O banco duplo
Aquele momento costuma ser mágico, relaxante e inspirador. Cheguei e escolhi a parte do banco duplo virada para a esplanada. Nas minhas costas estavam dois homens a conversar. Iniciei a leitura pelo jornal. A revista fica sempre para último. A folhas tantas, apercebi-me que o banco se abanava. De imediato pensei que estaria manco.
Talvez tivesse uma perna mais curta que as restantes. Mas o movimento repetia-se e agora de modo mais rápido. Concentrei-me e senti que os solavancos eram provocados pelo meu vizinho. O homem, já de idade avançada, tinha com certeza um problema de saúde.

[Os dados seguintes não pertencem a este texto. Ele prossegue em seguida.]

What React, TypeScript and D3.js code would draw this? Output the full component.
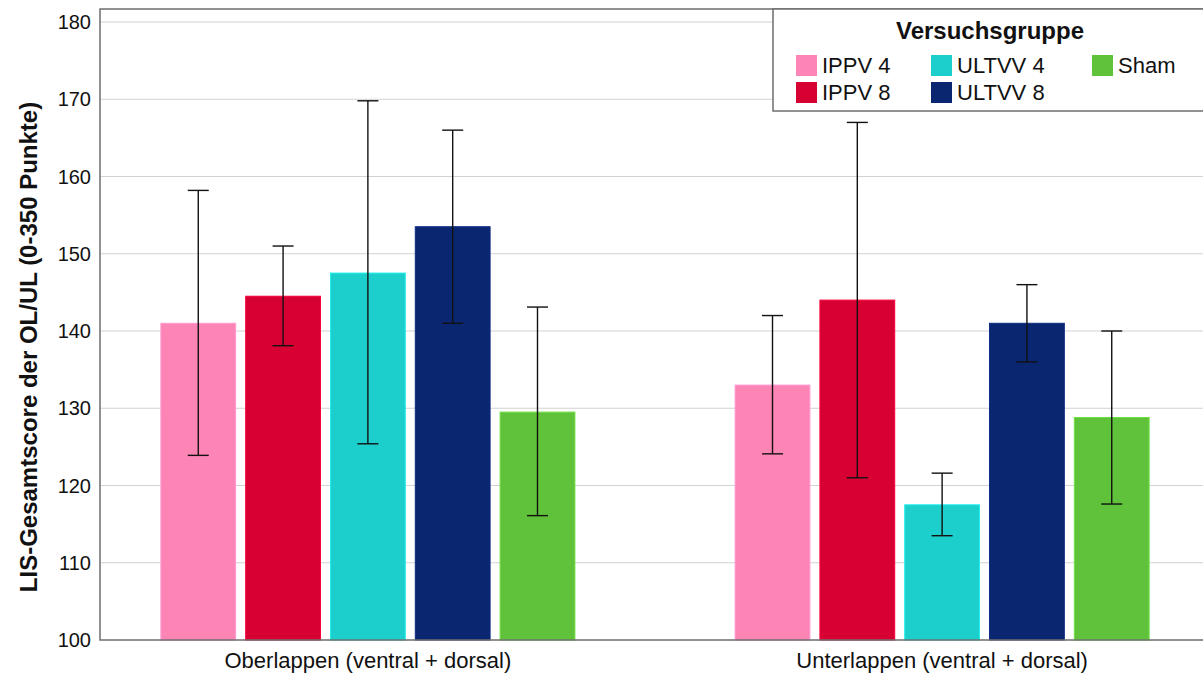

Eu podia mudar de banco, mas optei por ficar. Só que não fiquei por ali. Deixei-me embalar pelos pensamentos que me conduziram ao alto mar do futuro. E vi claramente visto a possibilidade de ficar assim: vacilante.
Desperto para o jornal, passei a aceitar com naturalidade aquele balançar. Conclui que, afinal, estávamos os dois no mesmo barco. E desejei que aquela doença, se algum dia aportar na minha ilha, me permita flutuar com dignidade e, se calhar, descobrir novos mundos.
Quando cheguei a casa e me perguntaram onde estive, respondi:
- Estive no Intervalo… da realidade!